PG Phriday: Sidewinder
Maintaining a Postgres database can involve a lot of busywork. This is especially true for more robust architectures that allocate at least one replica for failover purposes. It’s still fairly common for a DBA to create a replica to accommodate emergency or upgrade scenarios, only to have to repeat the process when it came time to revert to the original master system. It’s not safe to simply subscribe the original primary to the newly promoted secondary, so this leaves either creating a new clone, or using rsync
to synchronize all of the files first.
This not only makes the DBA’s job harder, it also complicates disaster recovery tests or other scenarios that require reversing the replication stream. That’s where Postgres 9.5 and its inclusion of the pg_rewind
utility comes in. The only real criteria for use is that the wal_log_hints
setting is enabled in postgresql.conf
.
Given that stipulation, imagine we have a 9.5 Postgres instance located at /data/testdb
. From here, let’s create some fake data with pgbench
and create a new replica:
pgbench -i -s 100 postgres
pg_basebackup -D /data/testdb-clone -R
Next we modify the postgresql.conf
file for the clone and change the port
parameter so both instances can run simultaneously. Anything will work here, so long as it’s different from the parent instance. Let’s just say the new port is 5433 for this test.
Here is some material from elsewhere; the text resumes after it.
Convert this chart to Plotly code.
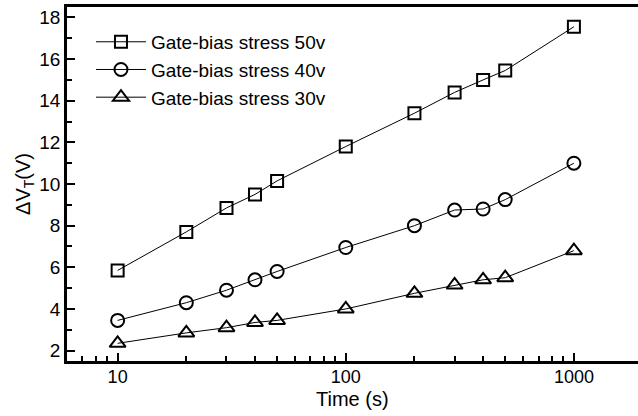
import plotly.graph_objects as go

time_s = [10, 20, 30, 40, 50, 100, 200, 300, 400, 500, 1000]
dvt_50v = [5.85, 7.7, 8.85, 9.5, 10.15, 11.8, 13.4, 14.4, 15.0, 15.45, 17.55]
dvt_40v = [3.45, 4.3, 4.9, 5.4, 5.8, 6.95, 8.0, 8.75, 8.8, 9.25, 11.0]
dvt_30v = [2.35, 2.85, 3.1, 3.35, 3.45, 4.0, 4.75, 5.15, 5.4, 5.5, 6.8]
series_names = ["Gate-bias stress 50v", "Gate-bias stress 40v", "Gate-bias stress 30v"]
symbols = ["square-open", "circle-open", "triangle-up-open"]
x_tickvals = [10, 100, 1000]
y_tickvals = [2, 4, 6, 8, 10, 12, 14, 16, 18]

FONT = "Liberation Sans, Arial, Helvetica, sans-serif"

fig = go.Figure()
for name, ys, sym, sz in zip(series_names, [dvt_50v, dvt_40v, dvt_30v], symbols, [12, 13, 14]):
    fig.add_trace(go.Scatter(
        x=time_s, y=ys, name=name, mode="lines+markers",
        line=dict(color="black", width=1),
        marker=dict(symbol=sym, size=sz, color="black", line=dict(width=2, color="black")),
    ))

fig.update_layout(
    width=638, height=416,
    margin=dict(l=67, r=0, t=7, b=55),
    paper_bgcolor="white", plot_bgcolor="white",
    font=dict(family=FONT, size=19, color="black"),
    showlegend=True,
    legend=dict(x=0.042, y=0.955, xanchor="left", yanchor="top",
                bgcolor="rgba(0,0,0,0)", font=dict(size=19, family=FONT),
                tracegroupgap=0, itemwidth=50),
    annotations=[dict(text="Time (s)", xref="paper", yref="paper",
                      x=0.5, y=-(399 - 361) / 354, xanchor="center", yanchor="middle",
                      showarrow=False, font=dict(size=20, family=FONT))],
)
fig.update_xaxes(
    type="log", range=[0.778, 3.281],
    tickvals=x_tickvals, ticktext=[str(v) for v in x_tickvals],
    ticks="inside", ticklen=8, tickwidth=2, tickcolor="black",
    showline=True, linewidth=2.5, linecolor="black", mirror=True,
    showgrid=False, zeroline=False,
    minor=dict(ticks="inside", ticklen=5, tickwidth=2, tickcolor="black", dtick="D1", showgrid=False),
    tickfont=dict(size=18, family=FONT),
    ticklabelstandoff=-2,
)
fig.update_yaxes(
    range=[1.5, 18.5],
    tickvals=y_tickvals,
    ticks="inside", ticklen=8, tickwidth=2, tickcolor="black",
    showline=True, linewidth=2.5, linecolor="black",
    showgrid=False, zeroline=False,
    minor=dict(ticks="inside", ticklen=5, tickwidth=2, tickcolor="black", dtick=1, showgrid=False),
    title=dict(text="ΔV<sub>T</sub>(V)", font=dict(size=20, family=FONT), standoff=4),
    tickfont=dict(size=19, family=FONT),
)

fig.write_html("out.html")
Then comes the fun part: promoting and modifying the replica. A 30-second pgbench
test should modify enough data such that the replica and parent are no longer even minimally interchangeable.
pg_ctl -D /data/testdb-clone start
pg_ctl -D /data/testdb-clone promote
pg_ctl -D /data/testdb stop -m fast
pgbench -p 5433 -T 30 postgres
The reason we stopped the old primary after promoting the new one is to simulate them being out of sync. Even one transaction that differs on either instance is enough to cause this effect. In fact, the previous two code blocks will be used again later, so keep them in mind.
To have some comparison, we need to test the “old” method of using rsync
. Our assumption here is that the database is too large to use pg_basebackup
. Let’s see it in action:
pg_ctl -D /data/testdb-clone stop -m fast
time rsync -a /data/testdb-clone/ /data/testdb/
real 0m15.019s
user 0m9.804s
sys 0m10.909s
Nothing especially complicated, right? 15 seconds isn’t bad, considering we’re dealing with about 2GB of test data. If this were a database that measured in TBs instead, we’d be extremely grateful for any files rsync chose not to transfer. But what if we used pg_rewind
instead? How would that even work? Oddly enough, it’s actually pretty similar.
pg_ctl -D /data/testdb-clone stop -m fast
time pg_rewind --source-pgdata=/data/testdb-clone \
--target-pgdata=/data/testdb
servers diverged at WAL position 0/9E0004D8 on timeline 1
rewinding from last common checkpoint at 0/9E000430 on timeline 1
Done!
real 0m0.679s
user 0m0.024s
sys 0m0.653s
We’re not quite done yet. Executing pg_rewind
merely “reverts” the old primary to a point where it can safely consume transaction logs from the new primary. After this, it needs to run in recovery mode and apply any pending changes as if it were a newly allocated replica. This means we need a new recovery.conf
pointing at the replica we promoted at the beginning of this process.
standby_mode = 'on'
primary_conninfo = 'user=postgres port=5433'
Note that we’re only using the postgres
user to simplify our examples. We don’t recommend using the primary superuser for replication if it can be avoided. Beyond that, the only remaining steps are to start the new replica and see how long it takes to catch up.
pg_ctl -D /data/testdb start
sleep 5
egrep 'standby|ready' /data/testdb/pg_log/postgresql-*.log
2015-11-06 17:56:49 GMT LOG: entering standby mode
2015-11-06 17:56:50 GMT LOG: database system is ready to accept read only connections
Wow! That’s quite a difference! Add that up and we spend about two seconds for the whole process. One to rewind the data, and another to re-apply the data modified since the systems were last in sync. Further, we can use the same process on testdb-clone
to safely convert it back into a replica.
Part of running a Postgres cluster of any description is coordination. Previously, swapping between two systems frequently was extremely slow and annoying for larger databases. This made maintenance and failovers to secondary pairs or DR tests much more complicated than necessary. Neither of those scenarios promote a healthy high availability architecture.
We want to swap to the secondary to perform maintenance as often as necessary, since that’s its role. We want to test our disaster recovery environment to prove its functionality. When doing so requires nearly a full synchronization in both directions every time, we’re much less likely to schedule these events very frequently. The pg_rewind
utility finally gives us a safe way to do that.
As a final note, while directly included as part of Postgres 9.5, pg_rewind
is actually available for 9.4 and 9.3 as well. I highly recommend integrating it into any robust HA stack; the QA and Infrastructure departments will be glad when the DR test can finish ahead of schedule for once!